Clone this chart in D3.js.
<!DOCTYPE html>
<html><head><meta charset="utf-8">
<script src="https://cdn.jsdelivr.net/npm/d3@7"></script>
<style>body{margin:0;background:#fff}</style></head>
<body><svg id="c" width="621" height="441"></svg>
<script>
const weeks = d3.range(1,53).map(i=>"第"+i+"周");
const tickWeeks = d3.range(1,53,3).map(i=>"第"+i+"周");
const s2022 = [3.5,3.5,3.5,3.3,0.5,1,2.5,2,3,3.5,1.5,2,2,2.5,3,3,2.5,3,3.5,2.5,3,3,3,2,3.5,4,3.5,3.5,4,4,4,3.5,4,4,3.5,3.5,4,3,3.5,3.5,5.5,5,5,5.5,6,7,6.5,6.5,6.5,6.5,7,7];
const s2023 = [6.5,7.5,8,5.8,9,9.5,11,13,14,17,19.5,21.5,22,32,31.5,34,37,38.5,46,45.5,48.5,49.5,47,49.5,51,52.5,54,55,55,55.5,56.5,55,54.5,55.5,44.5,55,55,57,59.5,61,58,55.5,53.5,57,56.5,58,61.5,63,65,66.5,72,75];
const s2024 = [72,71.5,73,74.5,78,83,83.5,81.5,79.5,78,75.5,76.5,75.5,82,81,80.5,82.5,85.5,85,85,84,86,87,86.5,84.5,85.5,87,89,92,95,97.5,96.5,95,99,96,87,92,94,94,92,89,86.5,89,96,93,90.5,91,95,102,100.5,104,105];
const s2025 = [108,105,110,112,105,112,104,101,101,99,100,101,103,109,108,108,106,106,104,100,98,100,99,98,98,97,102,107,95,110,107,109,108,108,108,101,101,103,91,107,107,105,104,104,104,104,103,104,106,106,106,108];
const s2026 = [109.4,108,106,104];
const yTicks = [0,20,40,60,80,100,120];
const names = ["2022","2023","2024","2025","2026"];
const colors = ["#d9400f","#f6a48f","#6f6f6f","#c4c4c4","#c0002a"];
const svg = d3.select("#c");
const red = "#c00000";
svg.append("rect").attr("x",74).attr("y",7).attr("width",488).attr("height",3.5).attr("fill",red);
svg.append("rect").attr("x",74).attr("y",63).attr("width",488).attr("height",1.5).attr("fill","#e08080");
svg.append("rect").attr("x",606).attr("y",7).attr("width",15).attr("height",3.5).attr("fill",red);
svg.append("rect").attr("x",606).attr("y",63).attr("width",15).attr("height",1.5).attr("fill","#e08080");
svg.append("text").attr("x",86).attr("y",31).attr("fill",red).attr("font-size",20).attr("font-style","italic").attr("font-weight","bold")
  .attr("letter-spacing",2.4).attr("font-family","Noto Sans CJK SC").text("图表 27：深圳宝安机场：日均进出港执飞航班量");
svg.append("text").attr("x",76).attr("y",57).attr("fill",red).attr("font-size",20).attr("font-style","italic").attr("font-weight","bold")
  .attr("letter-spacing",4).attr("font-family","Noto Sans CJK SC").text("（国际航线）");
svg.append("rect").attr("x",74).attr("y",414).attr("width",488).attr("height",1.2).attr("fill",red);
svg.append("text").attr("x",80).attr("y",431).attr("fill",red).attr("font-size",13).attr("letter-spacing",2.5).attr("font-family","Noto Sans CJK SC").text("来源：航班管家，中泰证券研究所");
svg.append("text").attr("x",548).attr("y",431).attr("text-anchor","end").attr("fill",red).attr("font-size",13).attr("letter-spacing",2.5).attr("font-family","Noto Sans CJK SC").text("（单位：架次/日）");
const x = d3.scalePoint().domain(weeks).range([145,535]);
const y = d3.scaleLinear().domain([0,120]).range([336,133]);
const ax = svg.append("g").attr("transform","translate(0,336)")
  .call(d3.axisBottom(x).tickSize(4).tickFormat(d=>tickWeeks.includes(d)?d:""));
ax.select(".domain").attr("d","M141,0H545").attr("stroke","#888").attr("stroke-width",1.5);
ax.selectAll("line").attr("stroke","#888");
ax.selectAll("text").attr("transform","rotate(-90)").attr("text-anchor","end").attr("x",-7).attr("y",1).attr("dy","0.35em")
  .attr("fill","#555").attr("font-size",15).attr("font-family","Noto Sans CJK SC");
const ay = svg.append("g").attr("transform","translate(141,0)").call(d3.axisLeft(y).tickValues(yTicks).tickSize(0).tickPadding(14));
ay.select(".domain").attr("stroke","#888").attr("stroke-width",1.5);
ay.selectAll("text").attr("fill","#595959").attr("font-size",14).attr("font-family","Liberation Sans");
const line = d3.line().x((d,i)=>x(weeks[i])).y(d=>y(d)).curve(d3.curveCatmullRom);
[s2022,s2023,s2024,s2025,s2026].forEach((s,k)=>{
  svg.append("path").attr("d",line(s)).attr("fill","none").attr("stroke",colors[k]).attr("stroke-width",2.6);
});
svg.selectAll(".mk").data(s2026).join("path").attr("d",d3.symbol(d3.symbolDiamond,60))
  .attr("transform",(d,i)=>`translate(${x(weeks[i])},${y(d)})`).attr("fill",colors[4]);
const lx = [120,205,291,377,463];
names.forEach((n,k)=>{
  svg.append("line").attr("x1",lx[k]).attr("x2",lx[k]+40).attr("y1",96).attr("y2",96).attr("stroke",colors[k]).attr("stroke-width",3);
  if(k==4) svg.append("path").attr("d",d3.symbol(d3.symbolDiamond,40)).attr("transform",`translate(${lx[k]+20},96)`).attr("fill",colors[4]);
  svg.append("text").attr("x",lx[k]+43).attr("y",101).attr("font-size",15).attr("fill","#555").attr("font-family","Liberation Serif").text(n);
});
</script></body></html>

• • • •

◆ **Set task**:
Extract the whole listing, character for character.

◆ **Answer in full**:
Clone this chart in D3.js.
<!DOCTYPE html>
<html><head><meta charset="utf-8">
<script src="https://cdn.jsdelivr.net/npm/d3@7"></script>
<style>body{margin:0;background:#fff}</style></head>
<body><svg id="c" width="621" height="441"></svg>
<script>
const weeks = d3.range(1,53).map(i=>"第"+i+"周");
const tickWeeks = d3.range(1,53,3).map(i=>"第"+i+"周");
const s2022 = [3.5,3.5,3.5,3.3,0.5,1,2.5,2,3,3.5,1.5,2,2,2.5,3,3,2.5,3,3.5,2.5,3,3,3,2,3.5,4,3.5,3.5,4,4,4,3.5,4,4,3.5,3.5,4,3,3.5,3.5,5.5,5,5,5.5,6,7,6.5,6.5,6.5,6.5,7,7];
const s2023 = [6.5,7.5,8,5.8,9,9.5,11,13,14,17,19.5,21.5,22,32,31.5,34,37,38.5,46,45.5,48.5,49.5,47,49.5,51,52.5,54,55,55,55.5,56.5,55,54.5,55.5,44.5,55,55,57,59.5,61,58,55.5,53.5,57,56.5,58,61.5,63,65,66.5,72,75];
const s2024 = [72,71.5,73,74.5,78,83,83.5,81.5,79.5,78,75.5,76.5,75.5,82,81,80.5,82.5,85.5,85,85,84,86,87,86.5,84.5,85.5,87,89,92,95,97.5,96.5,95,99,96,87,92,94,94,92,89,86.5,89,96,93,90.5,91,95,102,100.5,104,105];
const s2025 = [108,105,110,112,105,112,104,101,101,99,100,101,103,109,108,108,106,106,104,100,98,100,99,98,98,97,102,107,95,110,107,109,108,108,108,101,101,103,91,107,107,105,104,104,104,104,103,104,106,106,106,108];
const s2026 = [109.4,108,106,104];
const yTicks = [0,20,40,60,80,100,120];
const names = ["2022","2023","2024","2025","2026"];
const colors = ["#d9400f","#f6a48f","#6f6f6f","#c4c4c4","#c0002a"];
const svg = d3.select("#c");
const red = "#c00000";
svg.append("rect").attr("x",74).attr("y",7).attr("width",488).attr("height",3.5).attr("fill",red);
svg.append("rect").attr("x",74).attr("y",63).attr("width",488).attr("height",1.5).attr("fill","#e08080");
svg.append("rect").attr("x",606).attr("y",7).attr("width",15).attr("height",3.5).attr("fill",red);
svg.append("rect").attr("x",606).attr("y",63).attr("width",15).attr("height",1.5).attr("fill","#e08080");
svg.append("text").attr("x",86).attr("y",31).attr("fill",red).attr("font-size",20).attr("font-style","italic").attr("font-weight","bold")
  .attr("letter-spacing",2.4).attr("font-family","Noto Sans CJK SC").text("图表 27：深圳宝安机场：日均进出港执飞航班量");
svg.append("text").attr("x",76).attr("y",57).attr("fill",red).attr("font-size",20).attr("font-style","italic").attr("font-weight","bold")
  .attr("letter-spacing",4).attr("font-family","Noto Sans CJK SC").text("（国际航线）");
svg.append("rect").attr("x",74).attr("y",414).attr("width",488).attr("height",1.2).attr("fill",red);
svg.append("text").attr("x",80).attr("y",431).attr("fill",red).attr("font-size",13).attr("letter-spacing",2.5).attr("font-family","Noto Sans CJK SC").text("来源：航班管家，中泰证券研究所");
svg.append("text").attr("x",548).attr("y",431).attr("text-anchor","end").attr("fill",red).attr("font-size",13).attr("letter-spacing",2.5).attr("font-family","Noto Sans CJK SC").text("（单位：架次/日）");
const x = d3.scalePoint().domain(weeks).range([145,535]);
const y = d3.scaleLinear().domain([0,120]).range([336,133]);
const ax = svg.append("g").attr("transform","translate(0,336)")
  .call(d3.axisBottom(x).tickSize(4).tickFormat(d=>tickWeeks.includes(d)?d:""));
ax.select(".domain").attr("d","M141,0H545").attr("stroke","#888").attr("stroke-width",1.5);
ax.selectAll("line").attr("stroke","#888");
ax.selectAll("text").attr("transform","rotate(-90)").attr("text-anchor","end").attr("x",-7).attr("y",1).attr("dy","0.35em")
  .attr("fill","#555").attr("font-size",15).attr("font-family","Noto Sans CJK SC");
const ay = svg.append("g").attr("transform","translate(141,0)").call(d3.axisLeft(y).tickValues(yTicks).tickSize(0).tickPadding(14));
ay.select(".domain").attr("stroke","#888").attr("stroke-width",1.5);
ay.selectAll("text").attr("fill","#595959").attr("font-size",14).attr("font-family","Liberation Sans");
const line = d3.line().x((d,i)=>x(weeks[i])).y(d=>y(d)).curve(d3.curveCatmullRom);
[s2022,s2023,s2024,s2025,s2026].forEach((s,k)=>{
  svg.append("path").attr("d",line(s)).attr("fill","none").attr("stroke",colors[k]).attr("stroke-width",2.6);
});
svg.selectAll(".mk").data(s2026).join("path").attr("d",d3.symbol(d3.symbolDiamond,60))
  .attr("transform",(d,i)=>`translate(${x(weeks[i])},${y(d)})`).attr("fill",colors[4]);
const lx = [120,205,291,377,463];
names.forEach((n,k)=>{
  svg.append("line").attr("x1",lx[k]).attr("x2",lx[k]+40).attr("y1",96).attr("y2",96).attr("stroke",colors[k]).attr("stroke-width",3);
  if(k==4) svg.append("path").attr("d",d3.symbol(d3.symbolDiamond,40)).attr("transform",`translate(${lx[k]+20},96)`).attr("fill",colors[4]);
  svg.append("text").attr("x",lx[k]+43).attr("y",101).attr("font-size",15).attr("fill","#555").attr("font-family","Liberation Serif").text(n);
});
</script></body></html>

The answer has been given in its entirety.